# [SUPPLIED DATA]
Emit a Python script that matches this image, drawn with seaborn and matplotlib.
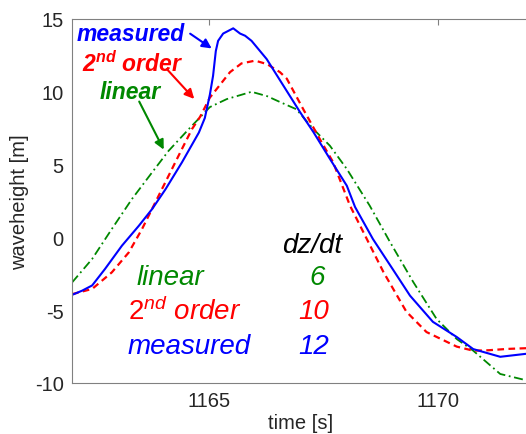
import matplotlib
matplotlib.use('Agg')
import matplotlib.pyplot as plt
import seaborn as sns

# time [s] and waveheight [m]
t_measured = [1162.0, 1162.22, 1162.44, 1162.72, 1163.09, 1163.46, 1163.75, 1164.04, 1164.4,
              1164.77, 1164.90, 1165.01, 1165.08, 1165.14, 1165.19, 1165.30, 1165.52, 1165.67,
              1165.78, 1165.92, 1166.25, 1166.54, 1166.98, 1167.27, 1167.63, 1168.0, 1168.18,
              1168.57, 1169.0, 1169.38, 1169.88, 1170.4, 1170.76, 1171.35, 1171.9, 1172.0]
h_measured = [-3.95, -3.66, -3.3, -2.17, -0.57, 0.8, 1.95, 3.3, 5.15,
              7.2, 8.2, 9.8, 11.1, 12.8, 13.5, 14.0, 14.36, 14.0,
              13.85, 13.5, 12.25, 10.8, 8.6, 7.24, 5.4, 3.55, 2.09,
              -0.11, -2.17, -4.0, -5.8, -6.84, -7.67, -8.2, -8.0, -7.98]

t_second = [1162.0, 1162.44, 1162.87, 1163.24, 1163.53, 1163.82, 1164.11, 1164.4, 1164.62,
            1164.8, 1165.01, 1165.45, 1165.7, 1166.0, 1166.26, 1166.54, 1166.69, 1167.05,
            1167.41, 1167.7, 1168.07, 1168.36, 1168.8, 1169.3, 1169.74, 1170.4, 1170.76,
            1171.1, 1171.5, 1172.0]
h_second = [-3.9, -3.54, -2.4, -1.03, 0.58, 2.41, 4.24, 6.07, 7.44,
            8.3, 9.6, 11.35, 11.95, 12.14, 11.9, 11.35, 10.9, 8.8,
            6.76, 5.17, 2.18, 0.37, -2.38, -5.1, -6.5, -7.5, -7.78,
            -7.75, -7.66, -7.6]

t_linear = [1162.0, 1162.44, 1162.87, 1163.31, 1163.75, 1164.11, 1164.55, 1165.01, 1165.38,
            1165.92, 1166.26, 1166.54, 1166.9, 1167.27, 1167.63, 1168.0, 1168.5, 1168.94,
            1169.45, 1169.96, 1170.4, 1170.76, 1171.35, 1171.9, 1172.0]
h_linear = [-3.1, -1.48, 0.58, 2.64, 4.47, 5.95, 7.44, 8.95, 9.5,
            10.0, 9.7, 9.3, 8.8, 7.44, 6.3, 4.7, 2.18, -0.3,
            -3.06, -5.6, -6.98, -7.78, -9.38, -9.8, -9.83]

dzdt = {'linear': 6, '2nd order': 10, 'measured': 12}
x_ticks = [1165, 1170]
y_ticks = [-10, -5, 0, 5, 10, 15]

c_meas, c_2nd, c_lin = '#0000ff', '#ff0000', '#008800'

sns.set_style('white')
plt.rcParams['font.family'] = ['Liberation Sans', 'DejaVu Sans']
plt.rcParams['axes.unicode_minus'] = False
plt.rcParams['mathtext.fontset'] = 'custom'
plt.rcParams['mathtext.rm'] = 'Liberation Sans'
plt.rcParams['mathtext.it'] = 'Liberation Sans:italic'
plt.rcParams['mathtext.bf'] = 'Liberation Sans:italic:bold'

fig = plt.figure(figsize=(5.26, 4.35), dpi=100)
# axes runs a little past the right edge, like the cropped original
ax = fig.add_axes([72 / 526, 51 / 435, 458 / 526, 364 / 435])

sns.lineplot(x=t_linear, y=h_linear, ax=ax, color=c_lin, lw=1.3, linestyle=(0, (5, 2, 1, 2)))
sns.lineplot(x=t_second, y=h_second, ax=ax, color=c_2nd, lw=1.6, linestyle=(0, (3, 2)))
sns.lineplot(x=t_measured, y=h_measured, ax=ax, color=c_meas, lw=1.5)

ax.set_xlim(1162, 1172)
ax.set_ylim(-10, 15)
ax.set_xticks(x_ticks)
ax.set_yticks(y_ticks)
ax.tick_params(direction='in', length=4, color='#808080', labelsize=14.5, top=True,
               right=False, pad=6)
for s in ['left', 'bottom', 'top']:
    ax.spines[s].set_color('#808080')
ax.spines['right'].set_visible(False)
ax.set_xlabel('time [s]', fontsize=14.5, labelpad=2)
ax.set_ylabel('waveheight [m]', fontsize=14.5, labelpad=4)

# labels with arrows at the top
lab = dict(fontsize=16.5, fontweight='bold', fontstyle='italic', va='center', ha='left')
ax.text(0.011, 0.959, 'measured', color=c_meas, transform=ax.transAxes, **lab)
ax.text(0.022, 0.879, r'$\mathbf{2^{nd}\ order}$', color=c_2nd, transform=ax.transAxes, **lab)
ax.text(0.061, 0.802, 'linear', color=c_lin, transform=ax.transAxes, **lab)
ax.annotate('', xy=(1165.1, 12.87), xytext=(1164.53, 14.1),
            arrowprops=dict(arrowstyle='-|>', color=c_meas, lw=1.5, mutation_scale=14))
ax.annotate('', xy=(1164.71, 9.37), xytext=(1164.03, 11.7),
            arrowprops=dict(arrowstyle='-|>', color=c_2nd, lw=1.5, mutation_scale=14))
ax.annotate('', xy=(1164.03, 5.86), xytext=(1163.44, 9.5),
            arrowprops=dict(arrowstyle='-|>', color=c_lin, lw=1.5, mutation_scale=14))

# dz/dt table
tab = dict(fontsize=20, fontstyle='italic', va='center', transform=ax.transAxes)
ax.text(0.524, 0.379, 'dz/dt', color='black', ha='center', **tab)
ax.text(0.142, 0.291, 'linear', color=c_lin, ha='left', **tab)
ax.text(0.535, 0.291, str(dzdt['linear']), color=c_lin, ha='center', **tab)
ax.text(0.122, 0.198, r'$\mathit{2^{nd}\ order}$', color=c_2nd, ha='left', **tab)
ax.text(0.528, 0.198, str(dzdt['2nd order']), color=c_2nd, ha='center', **tab)
ax.text(0.122, 0.102, 'measured', color=c_meas, ha='left', **tab)
ax.text(0.528, 0.102, str(dzdt['measured']), color=c_meas, ha='center', **tab)

fig.savefig('out.png', dpi=100)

# [WRITTEN EXERCISE]
All of the material above should be reproduced exactly, except the pictures.

# [IN RESPONSE]
Emit a Python script that matches this image, drawn with seaborn and matplotlib.
import matplotlib
matplotlib.use('Agg')
import matplotlib.pyplot as plt
import seaborn as sns

# time [s] and waveheight [m]
t_measured = [1162.0, 1162.22, 1162.44, 1162.72, 1163.09, 1163.46, 1163.75, 1164.04, 1164.4,
              1164.77, 1164.90, 1165.01, 1165.08, 1165.14, 1165.19, 1165.30, 1165.52, 1165.67,
              1165.78, 1165.92, 1166.25, 1166.54, 1166.98, 1167.27, 1167.63, 1168.0, 1168.18,
              1168.57, 1169.0, 1169.38, 1169.88, 1170.4, 1170.76, 1171.35, 1171.9, 1172.0]
h_measured = [-3.95, -3.66, -3.3, -2.17, -0.57, 0.8, 1.95, 3.3, 5.15,
              7.2, 8.2, 9.8, 11.1, 12.8, 13.5, 14.0, 14.36, 14.0,
              13.85, 13.5, 12.25, 10.8, 8.6, 7.24, 5.4, 3.55, 2.09,
              -0.11, -2.17, -4.0, -5.8, -6.84, -7.67, -8.2, -8.0, -7.98]

t_second = [1162.0, 1162.44, 1162.87, 1163.24, 1163.53, 1163.82, 1164.11, 1164.4, 1164.62,
            1164.8, 1165.01, 1165.45, 1165.7, 1166.0, 1166.26, 1166.54, 1166.69, 1167.05,
            1167.41, 1167.7, 1168.07, 1168.36, 1168.8, 1169.3, 1169.74, 1170.4, 1170.76,
            1171.1, 1171.5, 1172.0]
h_second = [-3.9, -3.54, -2.4, -1.03, 0.58, 2.41, 4.24, 6.07, 7.44,
            8.3, 9.6, 11.35, 11.95, 12.14, 11.9, 11.35, 10.9, 8.8,
            6.76, 5.17, 2.18, 0.37, -2.38, -5.1, -6.5, -7.5, -7.78,
            -7.75, -7.66, -7.6]

t_linear = [1162.0, 1162.44, 1162.87, 1163.31, 1163.75, 1164.11, 1164.55, 1165.01, 1165.38,
            1165.92, 1166.26, 1166.54, 1166.9, 1167.27, 1167.63, 1168.0, 1168.5, 1168.94,
            1169.45, 1169.96, 1170.4, 1170.76, 1171.35, 1171.9, 1172.0]
h_linear = [-3.1, -1.48, 0.58, 2.64, 4.47, 5.95, 7.44, 8.95, 9.5,
            10.0, 9.7, 9.3, 8.8, 7.44, 6.3, 4.7, 2.18, -0.3,
            -3.06, -5.6, -6.98, -7.78, -9.38, -9.8, -9.83]

dzdt = {'linear': 6, '2nd order': 10, 'measured': 12}
x_ticks = [1165, 1170]
y_ticks = [-10, -5, 0, 5, 10, 15]

c_meas, c_2nd, c_lin = '#0000ff', '#ff0000', '#008800'

sns.set_style('white')
plt.rcParams['font.family'] = ['Liberation Sans', 'DejaVu Sans']
plt.rcParams['axes.unicode_minus'] = False
plt.rcParams['mathtext.fontset'] = 'custom'
plt.rcParams['mathtext.rm'] = 'Liberation Sans'
plt.rcParams['mathtext.it'] = 'Liberation Sans:italic'
plt.rcParams['mathtext.bf'] = 'Liberation Sans:italic:bold'

fig = plt.figure(figsize=(5.26, 4.35), dpi=100)
# axes runs a little past the right edge, like the cropped original
ax = fig.add_axes([72 / 526, 51 / 435, 458 / 526, 364 / 435])

sns.lineplot(x=t_linear, y=h_linear, ax=ax, color=c_lin, lw=1.3, linestyle=(0, (5, 2, 1, 2)))
sns.lineplot(x=t_second, y=h_second, ax=ax, color=c_2nd, lw=1.6, linestyle=(0, (3, 2)))
sns.lineplot(x=t_measured, y=h_measured, ax=ax, color=c_meas, lw=1.5)

ax.set_xlim(1162, 1172)
ax.set_ylim(-10, 15)
ax.set_xticks(x_ticks)
ax.set_yticks(y_ticks)
ax.tick_params(direction='in', length=4, color='#808080', labelsize=14.5, top=True,
               right=False, pad=6)
for s in ['left', 'bottom', 'top']:
    ax.spines[s].set_color('#808080')
ax.spines['right'].set_visible(False)
ax.set_xlabel('time [s]', fontsize=14.5, labelpad=2)
ax.set_ylabel('waveheight [m]', fontsize=14.5, labelpad=4)

# labels with arrows at the top
lab = dict(fontsize=16.5, fontweight='bold', fontstyle='italic', va='center', ha='left')
ax.text(0.011, 0.959, 'measured', color=c_meas, transform=ax.transAxes, **lab)
ax.text(0.022, 0.879, r'$\mathbf{2^{nd}\ order}$', color=c_2nd, transform=ax.transAxes, **lab)
ax.text(0.061, 0.802, 'linear', color=c_lin, transform=ax.transAxes, **lab)
ax.annotate('', xy=(1165.1, 12.87), xytext=(1164.53, 14.1),
            arrowprops=dict(arrowstyle='-|>', color=c_meas, lw=1.5, mutation_scale=14))
ax.annotate('', xy=(1164.71, 9.37), xytext=(1164.03, 11.7),
            arrowprops=dict(arrowstyle='-|>', color=c_2nd, lw=1.5, mutation_scale=14))
ax.annotate('', xy=(1164.03, 5.86), xytext=(1163.44, 9.5),
            arrowprops=dict(arrowstyle='-|>', color=c_lin, lw=1.5, mutation_scale=14))

# dz/dt table
tab = dict(fontsize=20, fontstyle='italic', va='center', transform=ax.transAxes)
ax.text(0.524, 0.379, 'dz/dt', color='black', ha='center', **tab)
ax.text(0.142, 0.291, 'linear', color=c_lin, ha='left', **tab)
ax.text(0.535, 0.291, str(dzdt['linear']), color=c_lin, ha='center', **tab)
ax.text(0.122, 0.198, r'$\mathit{2^{nd}\ order}$', color=c_2nd, ha='left', **tab)
ax.text(0.528, 0.198, str(dzdt['2nd order']), color=c_2nd, ha='center', **tab)
ax.text(0.122, 0.102, 'measured', color=c_meas, ha='left', **tab)
ax.text(0.528, 0.102, str(dzdt['measured']), color=c_meas, ha='center', **tab)

fig.savefig('out.png', dpi=100)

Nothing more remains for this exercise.